Its central concept, however, is cutting edge: it’s AR completely within VR, putting players in the role of a little girl with a portable video game device (it’s not quite a Nintendo Gameboy). As the reality from the game she’s playing spills out into her own, she’ll team up with her own game’s protagonist to save both worlds.

It’s a unique and clever use of VR that manages to be self-referential and meta without bashing you over the head about how smart it thinks it is. The setting is just the cherry on top of the sundae, presuming Ready Player One and Stranger Things haven’t burnt you out on ‘80s references by now.
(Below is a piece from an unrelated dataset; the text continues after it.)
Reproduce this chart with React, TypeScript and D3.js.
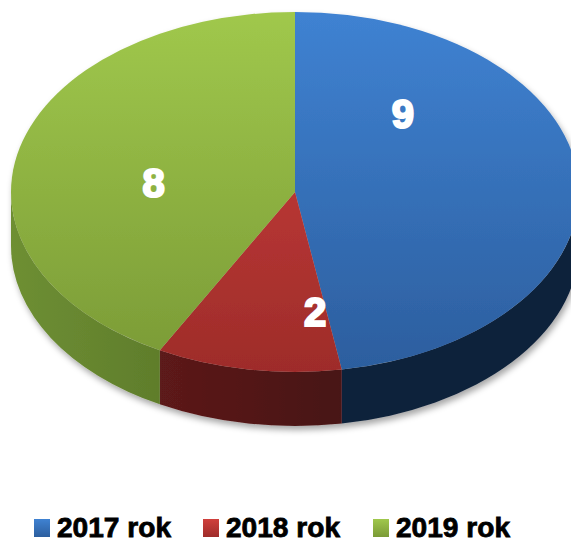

Oculus Rift | 3 GB | $24.99 from Oculus or from Steam

Megaton Rainfall

from Pentadimensional Games, SL

Megaton Rainfall game screenshot courtesy Steam
Megaton Rainfall – screenshot courtesy Steam

Starting with a gloriously over the top premise – you’re playing as a superhero who lobs bombs at giant Independence Day-inspired flying saucers – Megaton Rainfall excels at its sense of scale and detail.

Despite a comparatively short story-driven campaign, there’s as much fun to be had here simply flying off into the wild blue yonder and exploring the universe as there is in defending earthly cities from space invaders.

Oculus Rift | 1.6 MB | $14.99 from Oculus or $15.99 from Steam

Anamorphine

from Artifact 5

Anamorphine game screenshot courtesy Steam
Anamorphine – screenshot courtesy Steam

Bringing things in a more earthly direction, Anamorphine isn’t about saving the world, just about dealing with depression and guilt.

The approach to story that the Artifact 5 team has taken, however – wordless narrative comprised of dreamlike and surrealist images to represent the memories of the game’s protagonist – have garnered this release numerous awards, and it’s been a featured selection at IndieCade, E3 and PAX East.